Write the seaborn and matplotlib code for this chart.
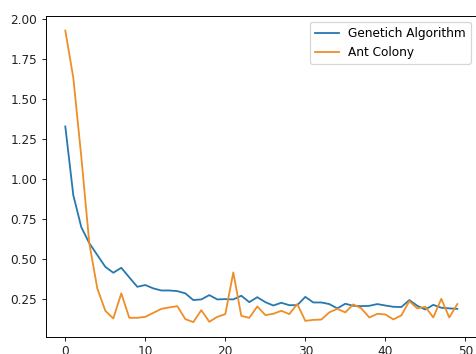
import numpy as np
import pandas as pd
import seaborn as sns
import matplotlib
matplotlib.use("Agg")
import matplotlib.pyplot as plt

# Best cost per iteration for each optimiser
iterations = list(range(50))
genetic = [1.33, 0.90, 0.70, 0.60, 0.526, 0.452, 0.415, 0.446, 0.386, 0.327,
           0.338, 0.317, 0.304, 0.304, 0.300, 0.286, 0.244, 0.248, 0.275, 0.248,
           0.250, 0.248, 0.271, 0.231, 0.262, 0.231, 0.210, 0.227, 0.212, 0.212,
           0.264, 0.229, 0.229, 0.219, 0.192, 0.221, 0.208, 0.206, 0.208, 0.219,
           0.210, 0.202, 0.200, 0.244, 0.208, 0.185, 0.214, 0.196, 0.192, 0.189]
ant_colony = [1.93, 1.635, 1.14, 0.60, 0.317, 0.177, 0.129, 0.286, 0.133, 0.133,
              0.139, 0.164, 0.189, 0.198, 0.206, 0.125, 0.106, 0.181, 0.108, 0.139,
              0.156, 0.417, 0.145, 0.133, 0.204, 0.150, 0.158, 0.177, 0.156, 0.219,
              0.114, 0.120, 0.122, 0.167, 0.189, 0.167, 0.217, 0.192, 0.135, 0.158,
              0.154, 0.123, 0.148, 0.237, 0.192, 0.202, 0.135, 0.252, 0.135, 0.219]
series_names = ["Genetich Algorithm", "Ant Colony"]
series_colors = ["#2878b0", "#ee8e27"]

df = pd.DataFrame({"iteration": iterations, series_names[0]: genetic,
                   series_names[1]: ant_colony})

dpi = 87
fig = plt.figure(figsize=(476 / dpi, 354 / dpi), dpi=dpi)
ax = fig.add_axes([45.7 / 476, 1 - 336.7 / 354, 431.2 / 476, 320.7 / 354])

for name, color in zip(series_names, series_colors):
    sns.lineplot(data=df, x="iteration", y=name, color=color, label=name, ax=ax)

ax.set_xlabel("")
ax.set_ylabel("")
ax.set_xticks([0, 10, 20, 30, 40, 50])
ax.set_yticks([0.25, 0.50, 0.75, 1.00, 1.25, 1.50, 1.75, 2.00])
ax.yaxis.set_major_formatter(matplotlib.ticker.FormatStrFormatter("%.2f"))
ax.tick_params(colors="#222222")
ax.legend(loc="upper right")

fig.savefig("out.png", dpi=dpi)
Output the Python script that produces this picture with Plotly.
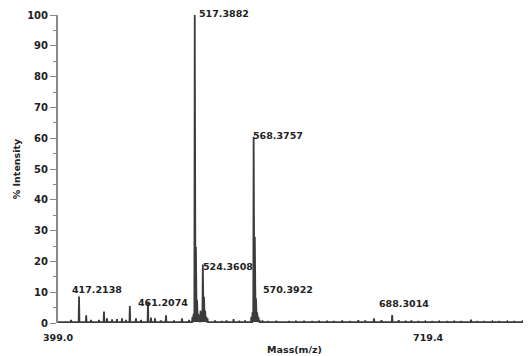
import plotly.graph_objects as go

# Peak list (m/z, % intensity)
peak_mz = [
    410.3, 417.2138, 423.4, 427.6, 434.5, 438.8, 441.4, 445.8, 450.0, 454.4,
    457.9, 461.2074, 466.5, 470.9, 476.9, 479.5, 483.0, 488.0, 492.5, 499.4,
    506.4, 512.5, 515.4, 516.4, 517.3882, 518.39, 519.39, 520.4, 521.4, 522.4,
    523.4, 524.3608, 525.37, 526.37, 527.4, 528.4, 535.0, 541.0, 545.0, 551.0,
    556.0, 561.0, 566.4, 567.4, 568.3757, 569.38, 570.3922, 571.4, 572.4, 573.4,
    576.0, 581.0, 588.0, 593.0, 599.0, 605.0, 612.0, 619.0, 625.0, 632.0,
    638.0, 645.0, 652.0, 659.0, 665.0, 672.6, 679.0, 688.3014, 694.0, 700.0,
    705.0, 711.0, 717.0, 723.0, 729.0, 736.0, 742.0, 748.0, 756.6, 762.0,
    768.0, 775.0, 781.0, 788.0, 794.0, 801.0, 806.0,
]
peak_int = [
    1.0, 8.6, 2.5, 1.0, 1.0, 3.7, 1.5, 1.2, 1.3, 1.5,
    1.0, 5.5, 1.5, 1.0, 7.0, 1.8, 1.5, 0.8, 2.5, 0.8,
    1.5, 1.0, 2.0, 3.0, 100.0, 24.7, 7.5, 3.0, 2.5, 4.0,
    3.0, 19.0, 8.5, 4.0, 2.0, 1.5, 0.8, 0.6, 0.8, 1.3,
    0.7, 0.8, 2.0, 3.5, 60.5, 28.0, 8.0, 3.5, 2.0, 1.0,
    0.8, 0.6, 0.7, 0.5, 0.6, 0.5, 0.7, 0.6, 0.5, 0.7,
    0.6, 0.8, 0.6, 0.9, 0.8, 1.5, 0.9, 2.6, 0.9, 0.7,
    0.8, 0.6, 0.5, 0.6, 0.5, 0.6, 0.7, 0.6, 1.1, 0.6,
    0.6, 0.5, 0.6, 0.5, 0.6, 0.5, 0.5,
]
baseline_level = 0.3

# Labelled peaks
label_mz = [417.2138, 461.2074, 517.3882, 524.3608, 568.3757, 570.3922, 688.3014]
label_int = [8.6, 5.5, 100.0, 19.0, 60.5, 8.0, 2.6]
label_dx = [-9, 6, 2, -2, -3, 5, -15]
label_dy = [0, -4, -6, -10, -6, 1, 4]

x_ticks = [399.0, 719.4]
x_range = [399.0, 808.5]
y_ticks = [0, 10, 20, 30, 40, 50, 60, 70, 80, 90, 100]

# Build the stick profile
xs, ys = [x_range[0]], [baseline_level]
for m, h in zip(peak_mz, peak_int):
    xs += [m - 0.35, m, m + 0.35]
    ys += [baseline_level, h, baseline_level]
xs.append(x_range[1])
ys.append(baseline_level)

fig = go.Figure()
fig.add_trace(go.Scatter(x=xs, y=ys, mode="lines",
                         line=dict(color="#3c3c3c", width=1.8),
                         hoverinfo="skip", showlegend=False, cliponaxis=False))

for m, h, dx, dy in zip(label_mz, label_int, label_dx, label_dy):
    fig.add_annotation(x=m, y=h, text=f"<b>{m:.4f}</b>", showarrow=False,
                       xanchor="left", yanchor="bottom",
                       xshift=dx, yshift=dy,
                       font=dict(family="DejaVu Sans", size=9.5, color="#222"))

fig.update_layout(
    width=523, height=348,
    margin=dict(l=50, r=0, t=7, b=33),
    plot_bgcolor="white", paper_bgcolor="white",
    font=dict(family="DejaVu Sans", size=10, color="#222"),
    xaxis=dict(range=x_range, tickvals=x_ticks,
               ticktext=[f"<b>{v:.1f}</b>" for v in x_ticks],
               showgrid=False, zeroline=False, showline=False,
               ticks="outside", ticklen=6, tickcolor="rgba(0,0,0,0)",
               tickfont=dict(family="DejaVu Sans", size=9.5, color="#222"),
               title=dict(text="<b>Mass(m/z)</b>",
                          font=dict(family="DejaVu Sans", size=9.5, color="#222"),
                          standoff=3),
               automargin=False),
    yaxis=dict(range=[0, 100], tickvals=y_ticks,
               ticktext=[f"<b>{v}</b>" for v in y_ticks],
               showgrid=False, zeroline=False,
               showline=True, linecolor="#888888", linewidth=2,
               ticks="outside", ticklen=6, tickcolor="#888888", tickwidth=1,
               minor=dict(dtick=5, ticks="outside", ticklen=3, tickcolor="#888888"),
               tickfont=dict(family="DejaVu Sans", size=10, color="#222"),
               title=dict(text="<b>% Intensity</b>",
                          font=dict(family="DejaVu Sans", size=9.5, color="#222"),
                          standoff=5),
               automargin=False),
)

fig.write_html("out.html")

**Exercise aim:** The images in the entries above should be left out; please reproduce exactly the lines from the first through the one containing "import matplotlib.pyplot as plt".

**Reply to the task:**
Write the seaborn and matplotlib code for this chart.
import numpy as np
import pandas as pd
import seaborn as sns
import matplotlib
matplotlib.use("Agg")
import matplotlib.pyplot as plt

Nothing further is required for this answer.